Hyperpronation: The loss of arch height that occurs with excessive pronation allows the pelvis to drop to the more pronated side during stance and gait.5 The resulting lateral pelvic tilt lowers the sacral base and drops the lowest freely moveable vertebra to the side of the shorter leg. A lateral spinal curvature develops in the lumbar spine due to lack of balanced support from the lower extremities with every step. In response, various compensatory pelvic lists and sacroiliac subluxation complexes develop.6

Researchers have also verified that a posterior rotation of the innominate bone often develops on the side of a longer leg.7 If the functional curvature progresses to involve the thoracic region, there may be a mild rib hump that disappears upon correction of the leg discrepancy.8

Corrective Procedures

Lower extremity support: Functional scoliosis with leg-length discrepancy due to a low medial arch and excessive pronation is easily treated with the use of custom-made stabilizing orthotics to reduce pronation. This provides substantial correction for most short legs and often avoids the need for a heel lift. Some patients will need a permanent heel lift due to an anatomical difference in leg growth.

Muscle imbalances: Functional scoliosis often causes chronic muscular strain, most commonly seen as myofascial trigger points in the quadratus lumborum, but also in the psoas and external abdominal oblique muscles.9 Therefore, manual muscle treatments, stretching and even spinal-strengthening exercises may be necessary to obtain rapid, complete resolution of symptoms. These muscle imbalances can become perpetuating factors if the underlying foot and leg asymmetries are not corrected.

Spinal adjustments: It is very important to assess and adjust the pelvis and spine as each patient adapts to wearing the corrective orthotics. Since excessive pronation places abnormal stress in predictable areas (primarily the sacroiliac joints and lumbar vertebrae), close evaluation of these regions is warranted. Because functional scoliosis interferes with postural alignment, the entire spine must be checked and adjusted frequently during the initial adaptation period. In fact, the upper cervical region is often quite slow in adapting to the change in spinal and pelvic posture, and needs to be evaluated regularly and adjusted as needed.

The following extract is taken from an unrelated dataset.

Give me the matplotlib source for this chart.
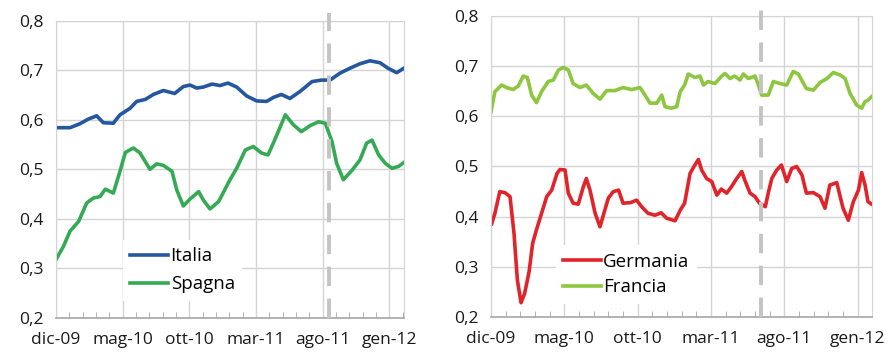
import matplotlib
matplotlib.use('Agg')
import matplotlib.pyplot as plt
from matplotlib.ticker import FixedLocator, MultipleLocator

# x = months since dic-09
tick_pos = [0, 5, 10, 15, 20, 25]
tick_lab = ['dic-09', 'mag-10', 'ott-10', 'mar-11', 'ago-11', 'gen-12']

ita_x = [0, 1.05, 1.8, 2.4, 3.05, 3.55, 4.3, 4.8, 5.55, 6.05, 6.7, 7.3, 8.05, 8.9, 9.55,
         10.05, 10.55, 11.05, 11.7, 12.3, 12.9, 13.55, 14.3, 15.05, 15.8, 16.3, 16.9, 17.55,
         18.3, 19.2, 19.9, 20.55, 21.3, 22.05, 22.8, 23.55, 24.3, 24.9, 25.55, 26.1]
ita_y = [0.584, 0.584, 0.592, 0.601, 0.608, 0.594, 0.593, 0.61, 0.623, 0.637, 0.641, 0.651,
         0.659, 0.653, 0.667, 0.670, 0.664, 0.666, 0.672, 0.669, 0.674, 0.666, 0.648, 0.638,
         0.637, 0.645, 0.651, 0.643, 0.657, 0.677, 0.680, 0.680, 0.694, 0.704, 0.713, 0.719,
         0.715, 0.704, 0.695, 0.704]

spa_x = [0, 0.55, 1.05, 1.7, 2.3, 2.8, 3.3, 3.7, 4.3, 4.8, 5.2, 5.8, 6.3, 7.05, 7.55, 8.05,
         8.7, 9.05, 9.55, 10.05, 10.7, 11.05, 11.55, 12.2, 13.05, 13.55, 14.2, 14.8, 15.4,
         15.9, 16.4, 17.2, 17.8, 18.4, 19.05, 19.7, 20.2, 20.7, 21.05, 21.55, 22.2, 22.8,
         23.3, 23.7, 24.2, 24.7, 25.2, 25.7, 26.1]
spa_y = [0.318, 0.344, 0.375, 0.395, 0.432, 0.442, 0.445, 0.460, 0.452, 0.496, 0.534, 0.543,
         0.533, 0.500, 0.511, 0.508, 0.496, 0.459, 0.426, 0.440, 0.455, 0.438, 0.420, 0.435,
         0.479, 0.502, 0.539, 0.546, 0.533, 0.529, 0.559, 0.610, 0.590, 0.576, 0.588, 0.596,
         0.593, 0.556, 0.512, 0.479, 0.498, 0.519, 0.553, 0.559, 0.529, 0.512, 0.502, 0.506,
         0.514]

fra_x = [0, 0.27, 0.73, 1.07, 1.5, 1.86, 2.2, 2.48, 2.77, 3.1, 3.45, 3.9, 4.25, 4.6, 4.93,
         5.27, 5.6, 6.07, 6.5, 6.98, 7.43, 7.89, 8.45, 9.0, 9.6, 10.16, 10.5, 10.84, 11.3,
         11.64, 11.86, 12.3, 12.66, 12.9, 13.2, 13.45, 13.9, 14.25, 14.48, 14.8, 15.27, 15.7,
         15.95, 16.3, 16.6, 16.98, 17.2, 17.55, 18.0, 18.23, 18.45, 18.9, 19.25, 19.7, 20.16,
         20.6, 20.95, 21.5, 21.98, 22.43, 22.9, 23.34, 23.8, 24.14, 24.48, 24.93, 25.27, 25.5,
         25.7, 25.95]
fra_y = [0.609, 0.649, 0.662, 0.657, 0.653, 0.660, 0.680, 0.677, 0.642, 0.627, 0.649, 0.669,
         0.672, 0.692, 0.697, 0.692, 0.665, 0.657, 0.662, 0.645, 0.634, 0.651, 0.651, 0.657,
         0.653, 0.657, 0.642, 0.626, 0.626, 0.642, 0.619, 0.616, 0.619, 0.649, 0.662, 0.684,
         0.677, 0.680, 0.662, 0.669, 0.665, 0.679, 0.685, 0.675, 0.680, 0.672, 0.684, 0.675,
         0.680, 0.662, 0.642, 0.642, 0.669, 0.665, 0.662, 0.689, 0.684, 0.655, 0.652, 0.667,
         0.675, 0.687, 0.682, 0.675, 0.645, 0.622, 0.616, 0.629, 0.632, 0.639]

ger_x = [0.05, 0.27, 0.6, 0.95, 1.3, 1.57, 1.8, 2.05, 2.3, 2.6, 2.84, 3.1, 3.45, 3.8, 4.14,
         4.5, 4.7, 5.05, 5.27, 5.6, 5.95, 6.3, 6.5, 6.75, 7.1, 7.43, 7.7, 8.0, 8.34, 8.7, 9.0,
         9.5, 9.93, 10.27, 10.7, 11.18, 11.6, 11.98, 12.55, 12.9, 13.2, 13.57, 13.9, 14.14,
         14.36, 14.7, 15.05, 15.4, 15.7, 16.07, 16.4, 16.75, 17.1, 17.3, 17.66, 18.0, 18.3,
         18.7, 18.9, 19.14, 19.48, 19.8, 20.16, 20.5, 20.84, 21.2, 21.5, 21.98, 22.43, 22.77,
         23.1, 23.57, 24.0, 24.36, 24.7, 25.05, 25.27, 25.5, 25.7, 25.95]
ger_y = [0.386, 0.407, 0.450, 0.448, 0.440, 0.367, 0.274, 0.229, 0.248, 0.291, 0.347, 0.374,
         0.407, 0.440, 0.453, 0.486, 0.494, 0.493, 0.447, 0.427, 0.425, 0.460, 0.476, 0.453,
         0.407, 0.380, 0.407, 0.437, 0.450, 0.453, 0.427, 0.428, 0.433, 0.420, 0.407, 0.403,
         0.408, 0.397, 0.392, 0.413, 0.427, 0.486, 0.503, 0.514, 0.493, 0.476, 0.470, 0.443,
         0.455, 0.447, 0.460, 0.476, 0.490, 0.473, 0.447, 0.440, 0.427, 0.420, 0.447, 0.476,
         0.493, 0.503, 0.470, 0.496, 0.500, 0.483, 0.447, 0.448, 0.440, 0.417, 0.463, 0.468,
         0.417, 0.393, 0.430, 0.453, 0.488, 0.463, 0.430, 0.425]

plt.rcParams['font.family'] = ['Open Sans', 'DejaVu Sans']
plt.rcParams['font.size'] = 12

fig = plt.figure(figsize=(8.93, 3.54), dpi=100)
ax1 = fig.add_axes([0.0627, 0.1017, 0.3897, 0.840])
ax2 = fig.add_axes([0.5498, 0.1037, 0.4263, 0.852])


def style(ax, xmax, vline):
    ax.set_xlim(0, xmax)
    ax.set_ylim(0.2, 0.8)
    ax.set_yticks([0.2, 0.3, 0.4, 0.5, 0.6, 0.7, 0.8])
    ax.set_yticklabels(['0,2', '0,3', '0,4', '0,5', '0,6', '0,7', '0,8'])
    ax.xaxis.set_major_locator(FixedLocator(tick_pos))
    ax.set_xticklabels(tick_lab)
    ax.xaxis.set_minor_locator(MultipleLocator(1))
    ax.grid(True, color='#d4d4d4', lw=1.0)
    ax.set_axisbelow(True)
    for s in ['top', 'right', 'left']:
        ax.spines[s].set_color('#d4d4d4')
    ax.spines['bottom'].set_color('#a6a6a6')
    ax.spines['bottom'].set_linewidth(1.2)
    ax.tick_params(axis='y', length=0, pad=9, labelsize=12.5, colors='#1a1a1a')
    ax.tick_params(axis='x', which='major', direction='in', length=0, pad=10,
                   labelsize=12.5, colors='#1a1a1a')
    ax.tick_params(axis='x', which='minor', direction='in', length=4, color='#a6a6a6')
    ax.axvline(vline, ymin=0, ymax=1.025, color='#c4c4c4', lw=2.8,
               dashes=(5, 3.2), clip_on=False, zorder=5)


def legend(ax, anchor, spacing):
    ax.legend(loc='upper left', bbox_to_anchor=anchor, frameon=True,
              fancybox=False, edgecolor='none', framealpha=1, handlelength=2.0,
              handletextpad=0.15, borderpad=0.4, labelspacing=spacing, fontsize=13.5)


ax1.plot(ita_x, ita_y, color='#25579f', lw=2.6, label='Italia')
ax1.plot(spa_x, spa_y, color='#34aa55', lw=2.6, label='Spagna')
style(ax1, 26.1, 20.5)
legend(ax1, (0.165, 0.295), 0.55)

ax2.plot(ger_x, ger_y, color='#e0242a', lw=2.6, label='Germania')
ax2.plot(fra_x, fra_y, color='#8dc63f', lw=2.6, label='Francia')
style(ax2, 25.95, 18.4)
legend(ax2, (0.145, 0.27), 0.4)

fig.savefig('out.png', dpi=100)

Healthy Spines Require Healthy Feet

When a lateral curvature of the spine that reduces during forward bending is found, a functional scoliosis has been identified and conservative treatment is indicated. A careful postural evaluation will usually discover an asymmetry in the lower extremities, with poor support for the pelvis. The combination of custom-made orthotic stabilizer support and chiropractic adjustments is often very effective in treating these functional scolioses, much to the relief of the patient and concerned family members.


  1. Yochum TR, Rowe LJ. Essentials of Skeletal Radiology, 3rd Ed. Baltimore: Lippincott Williams & Wilkins, 2005:405.
  2. Panzer DM, Gatterman MI, Hyland J. Postural Complex. In: Gatterman MI, ed. Chiropractic Management of Spine-Related Disorders. Baltimore: Lippincott Williams & Wilkins, 2004:312.
  3. Evans RC. Illustrated Essentials in Orthopedic Physical Assessment. St. Louis: Mosby-Yearbook, 1994:219.
  4. Plaugher G. Textbook of Clinical Chiropractic: A Specific Biomechanical Approach. Baltimore: Williams & Wilkins, 1993:266.
  5. Hammer WI. Hyperpronation: causes and effects. Chiro Sports Med, 1992; 6:97-101.
  6. Rothbart BA, Estabrook L. Excessive pronation: a major biomechanical determinant in the development of chondromalacia and pelvic lists. J Manip Physiol Ther 1988; 11:373-9.
  7. Cummings G, Scholz JP, Barnes K. The effect of imposed leg length difference on pelvic bone symmetry. Spine 1993;18:368-73.
  8. Magee DJ. Orthopedic Physical Assessment. Philadelphia: WB Saunders, 1987:397.
  9. Travell JG, Simons DG. Myofascial Pain and Dysfunction: The Lower Extremities. Baltimore: Williams & Wilkins, 1992:63.